Nada sei sobre o dr. Teori Zavascki. Não sou do meio. Por tudo o que li e ouvi, parece ser um juiz absolutamente honesto, respeitadíssimo e muito bem preparado. Como cidadão, no entanto, senti falta da utilização de critérios propriamente POLÍTICOS nessa indicação. Não senti que, ao indicá-lo, Dilma estivesse imprimindo um sentido DELIBERADAMENTE político à sua escolha. Foi contra ISSO que me revoltei, e não contra o nome do dr. Zavascki especificamente.
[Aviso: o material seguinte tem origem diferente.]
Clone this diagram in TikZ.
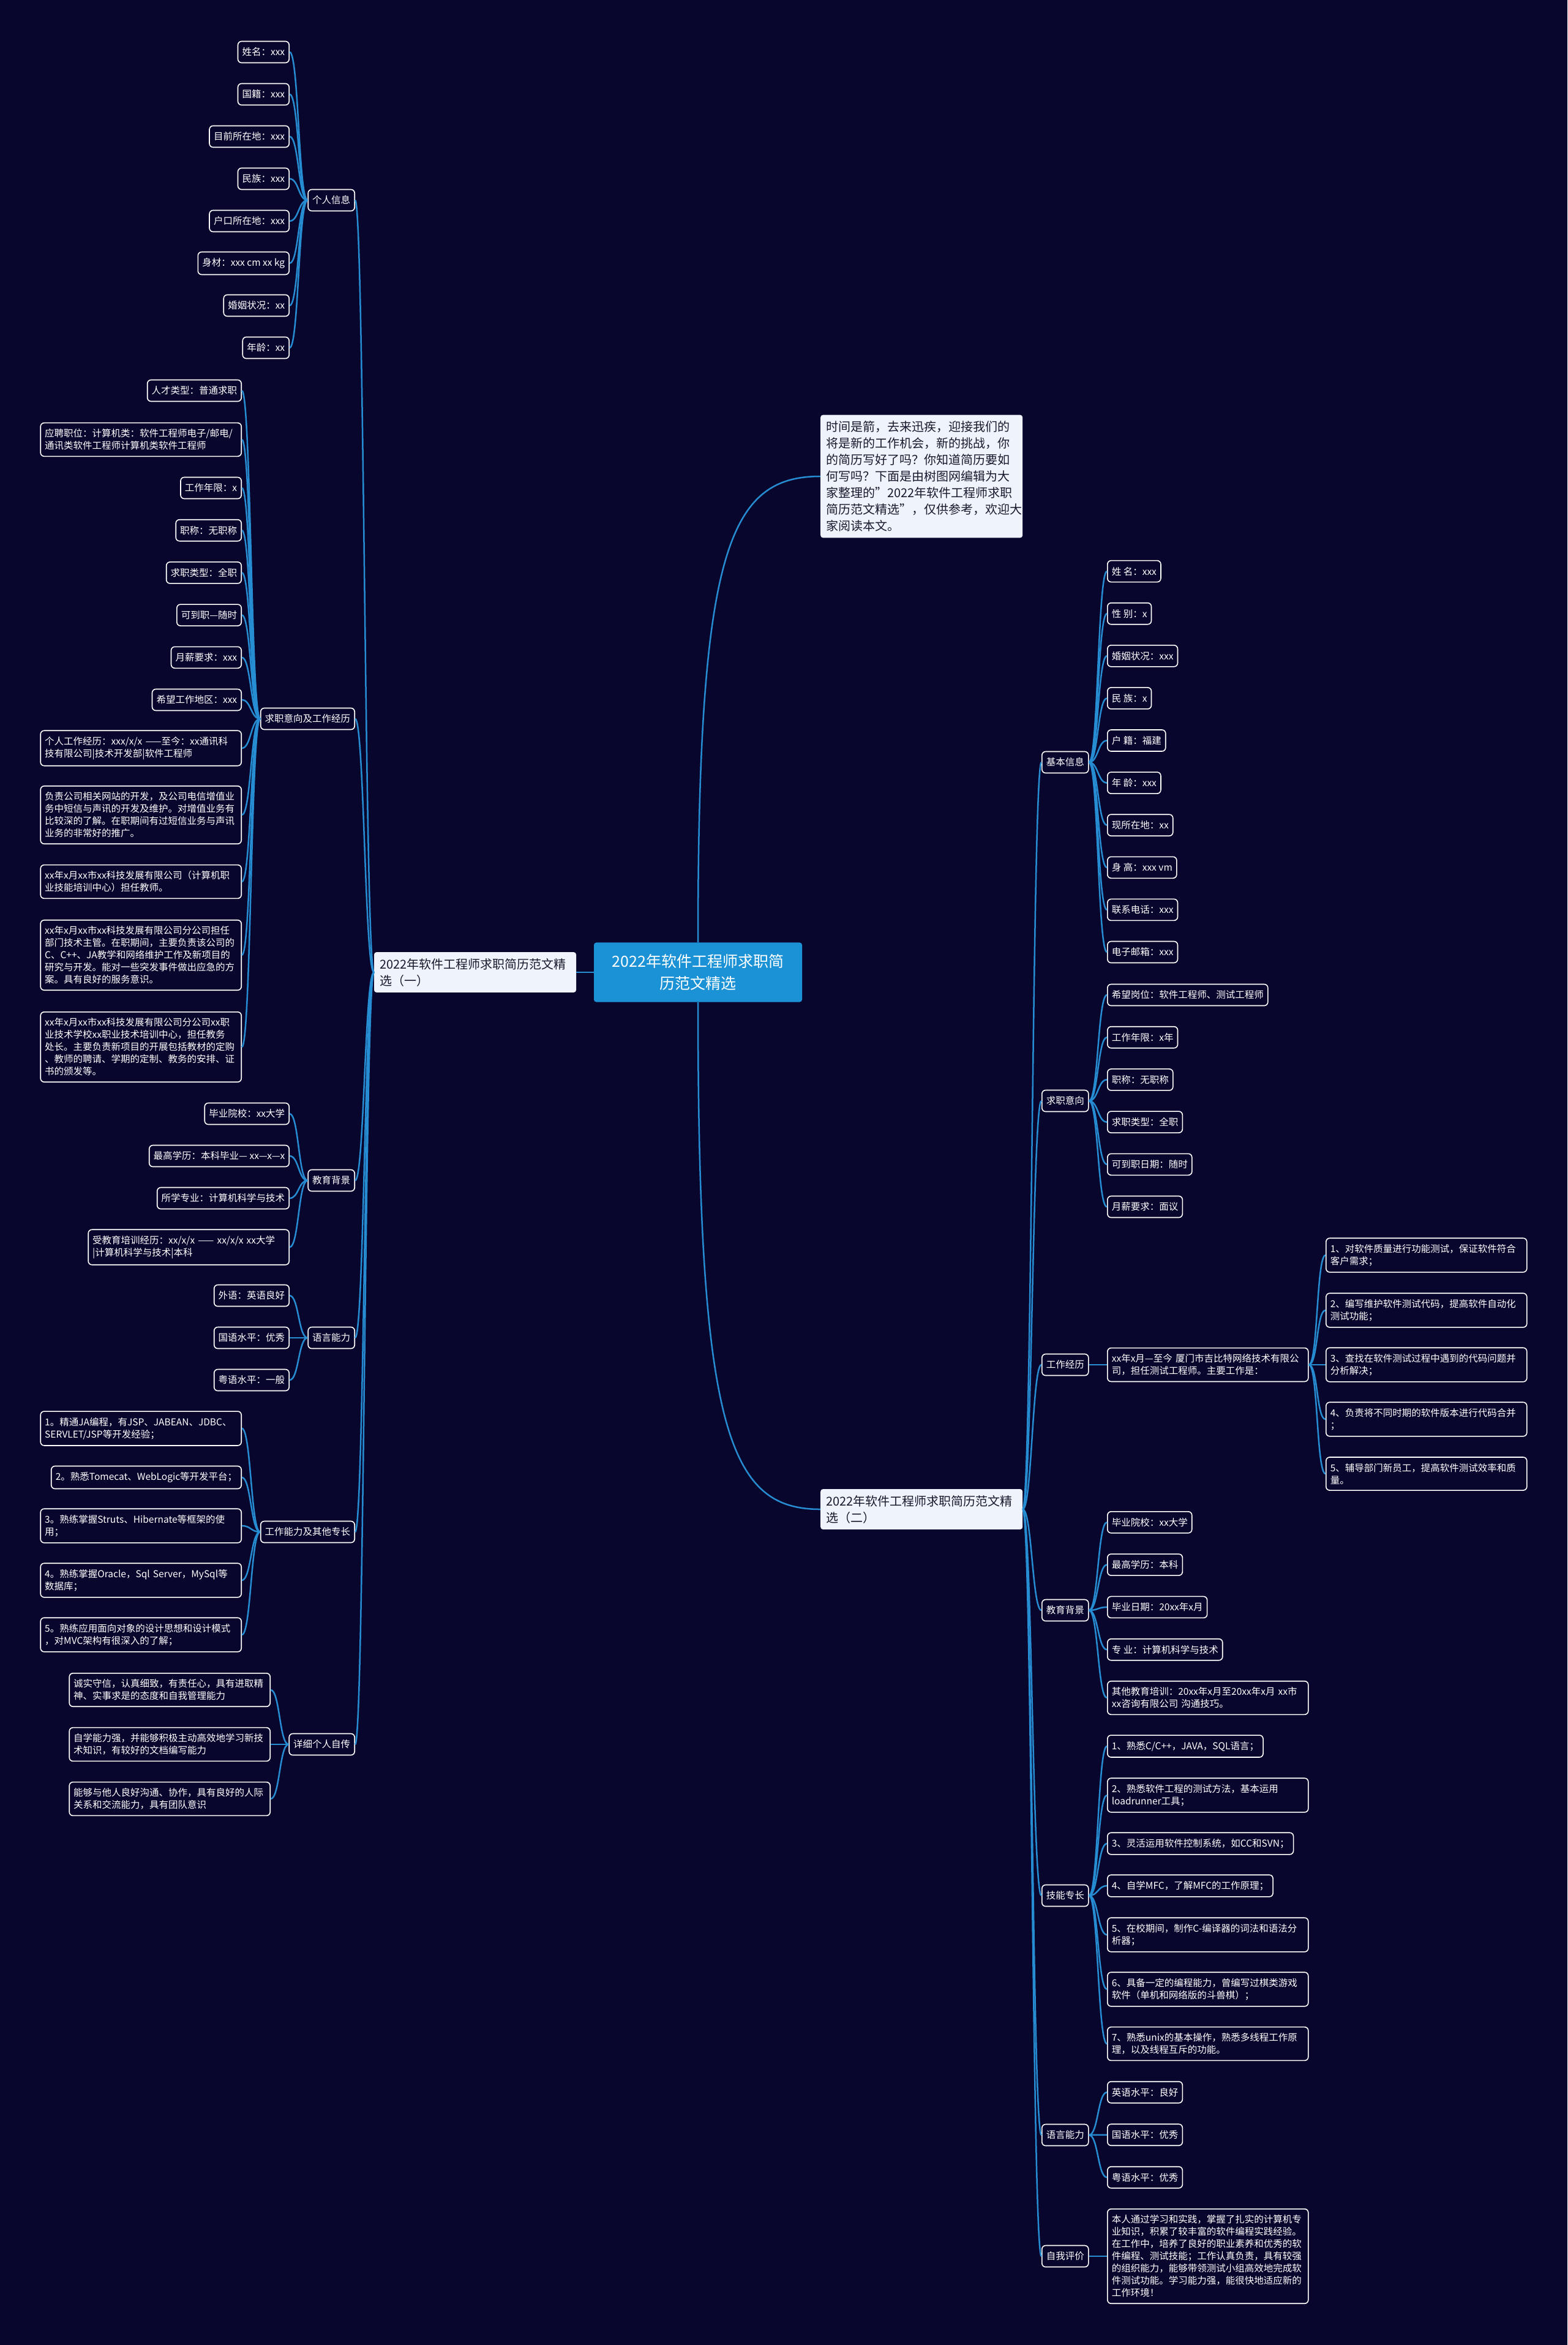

Precisamos distinguir cuidadosamente escolhas políticas de escolhas partidárias e, pior ainda, de escolhas estritamente “pessoais”. Se for para escolher Fulano porque ele é “meu chapa”, e na hora do aperto vai “aliviar a barra” para o lado da minha turma, melhor ficar na escolha “técnica”, mesmo. Feita esta distinção, porém, a escolha deve ser política, sim. O Judiciário tem que ser permeável, nas suas interpretações da lei, à direção que a sociedade vai indicando nas urnas. O juiz não pode esquecer o texto da lei, mas tampouco pode esquecer que o Direito não é um jogo de xadrez, em que as peças não têm significado algum, e os movimentos feitos não têm consequência alguma para além dos limites do próprio jogo. Toda interpretação TEM LADO, e a interpretação de um juiz não constitui exceção a essa regra. Quando elege um ministro do Supremo, a presidente tem a OBRIGAÇÃO de se perguntar DE QUE LADO esse ministro está. Essa pergunta, a meu ver, a ministra Dilma não fez.